= Work instructions =
Find the lines that hold the word "this" and return them.

= Records for processing =
• • • • •

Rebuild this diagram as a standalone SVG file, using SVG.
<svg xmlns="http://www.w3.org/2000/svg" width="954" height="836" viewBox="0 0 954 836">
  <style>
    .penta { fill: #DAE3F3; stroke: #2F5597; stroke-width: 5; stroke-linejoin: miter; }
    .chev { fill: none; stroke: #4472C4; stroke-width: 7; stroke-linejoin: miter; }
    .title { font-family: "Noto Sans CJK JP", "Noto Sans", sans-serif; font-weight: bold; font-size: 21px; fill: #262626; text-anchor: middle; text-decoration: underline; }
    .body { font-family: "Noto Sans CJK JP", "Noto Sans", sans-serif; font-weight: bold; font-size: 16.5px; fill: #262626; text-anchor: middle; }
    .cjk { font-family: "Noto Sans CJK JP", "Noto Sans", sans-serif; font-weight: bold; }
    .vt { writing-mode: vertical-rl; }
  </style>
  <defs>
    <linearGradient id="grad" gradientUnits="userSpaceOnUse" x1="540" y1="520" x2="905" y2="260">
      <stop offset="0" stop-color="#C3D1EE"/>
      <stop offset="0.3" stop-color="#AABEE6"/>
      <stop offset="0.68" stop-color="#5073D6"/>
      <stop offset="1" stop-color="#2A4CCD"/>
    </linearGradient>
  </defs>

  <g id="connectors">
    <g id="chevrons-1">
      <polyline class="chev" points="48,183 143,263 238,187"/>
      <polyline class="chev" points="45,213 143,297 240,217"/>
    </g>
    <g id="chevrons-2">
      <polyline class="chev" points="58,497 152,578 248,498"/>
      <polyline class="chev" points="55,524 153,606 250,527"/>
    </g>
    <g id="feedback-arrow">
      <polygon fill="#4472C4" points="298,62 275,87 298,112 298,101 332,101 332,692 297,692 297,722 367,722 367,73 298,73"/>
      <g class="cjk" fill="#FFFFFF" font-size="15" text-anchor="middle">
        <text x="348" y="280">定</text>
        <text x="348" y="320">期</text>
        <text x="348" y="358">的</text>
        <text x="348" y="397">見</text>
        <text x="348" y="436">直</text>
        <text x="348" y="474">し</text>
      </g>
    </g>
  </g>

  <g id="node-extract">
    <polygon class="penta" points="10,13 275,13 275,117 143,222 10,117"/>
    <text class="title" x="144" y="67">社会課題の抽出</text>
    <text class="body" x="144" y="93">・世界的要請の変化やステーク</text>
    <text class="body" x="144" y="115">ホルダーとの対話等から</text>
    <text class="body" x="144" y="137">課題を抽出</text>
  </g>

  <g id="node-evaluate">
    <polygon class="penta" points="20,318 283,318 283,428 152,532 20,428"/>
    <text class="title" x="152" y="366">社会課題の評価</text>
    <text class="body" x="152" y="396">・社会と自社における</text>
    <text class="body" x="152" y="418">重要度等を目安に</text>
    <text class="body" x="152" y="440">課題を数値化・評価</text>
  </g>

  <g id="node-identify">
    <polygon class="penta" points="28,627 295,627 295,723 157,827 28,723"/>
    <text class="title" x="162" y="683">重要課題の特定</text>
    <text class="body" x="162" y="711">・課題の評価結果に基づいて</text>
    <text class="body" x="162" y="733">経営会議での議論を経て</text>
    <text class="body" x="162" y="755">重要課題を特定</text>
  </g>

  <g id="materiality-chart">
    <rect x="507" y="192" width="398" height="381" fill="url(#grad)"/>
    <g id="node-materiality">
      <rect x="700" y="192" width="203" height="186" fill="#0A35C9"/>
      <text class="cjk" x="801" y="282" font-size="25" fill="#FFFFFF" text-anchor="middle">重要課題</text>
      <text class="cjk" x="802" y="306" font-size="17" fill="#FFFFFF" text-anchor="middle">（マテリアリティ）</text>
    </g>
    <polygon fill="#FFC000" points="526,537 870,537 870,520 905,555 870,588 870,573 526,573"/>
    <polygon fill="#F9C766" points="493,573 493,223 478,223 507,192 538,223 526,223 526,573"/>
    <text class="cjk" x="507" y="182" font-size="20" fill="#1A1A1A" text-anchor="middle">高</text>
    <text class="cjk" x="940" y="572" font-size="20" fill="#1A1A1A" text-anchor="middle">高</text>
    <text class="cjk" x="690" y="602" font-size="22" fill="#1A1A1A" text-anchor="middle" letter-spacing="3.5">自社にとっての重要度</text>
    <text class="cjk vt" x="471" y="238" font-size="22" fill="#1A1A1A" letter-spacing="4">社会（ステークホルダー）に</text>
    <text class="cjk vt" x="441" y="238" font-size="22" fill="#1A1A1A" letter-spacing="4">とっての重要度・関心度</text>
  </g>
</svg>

• • • • •

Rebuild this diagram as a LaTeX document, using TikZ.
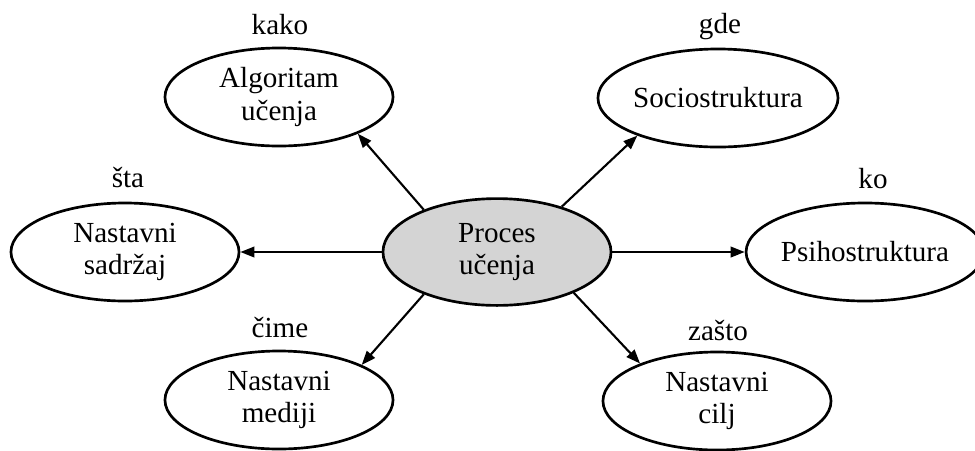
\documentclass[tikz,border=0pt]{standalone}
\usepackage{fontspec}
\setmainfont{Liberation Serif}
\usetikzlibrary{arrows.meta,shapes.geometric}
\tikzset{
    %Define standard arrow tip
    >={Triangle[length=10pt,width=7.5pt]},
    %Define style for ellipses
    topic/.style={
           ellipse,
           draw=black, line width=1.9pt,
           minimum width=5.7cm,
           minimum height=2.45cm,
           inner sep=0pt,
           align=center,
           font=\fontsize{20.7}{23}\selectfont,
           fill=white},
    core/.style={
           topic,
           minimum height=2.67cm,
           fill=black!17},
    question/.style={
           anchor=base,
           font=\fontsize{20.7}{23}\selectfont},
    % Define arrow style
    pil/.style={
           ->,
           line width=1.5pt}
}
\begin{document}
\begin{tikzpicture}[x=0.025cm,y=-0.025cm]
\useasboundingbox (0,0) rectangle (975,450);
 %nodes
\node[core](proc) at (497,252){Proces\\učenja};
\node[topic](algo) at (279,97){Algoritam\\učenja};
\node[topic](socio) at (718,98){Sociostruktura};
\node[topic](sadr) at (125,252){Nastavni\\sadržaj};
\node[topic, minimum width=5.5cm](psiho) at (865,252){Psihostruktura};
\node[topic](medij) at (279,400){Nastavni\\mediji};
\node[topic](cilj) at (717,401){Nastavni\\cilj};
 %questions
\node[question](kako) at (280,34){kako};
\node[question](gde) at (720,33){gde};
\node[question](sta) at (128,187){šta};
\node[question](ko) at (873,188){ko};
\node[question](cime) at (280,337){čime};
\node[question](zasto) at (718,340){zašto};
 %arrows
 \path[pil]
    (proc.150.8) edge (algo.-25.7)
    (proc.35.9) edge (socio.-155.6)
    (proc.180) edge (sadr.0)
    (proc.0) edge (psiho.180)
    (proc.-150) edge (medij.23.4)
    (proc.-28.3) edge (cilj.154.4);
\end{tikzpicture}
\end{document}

• • • • •

= Problem solution =
Rebuild this diagram as a standalone SVG file, using SVG.
Rebuild this diagram as a LaTeX document, using TikZ.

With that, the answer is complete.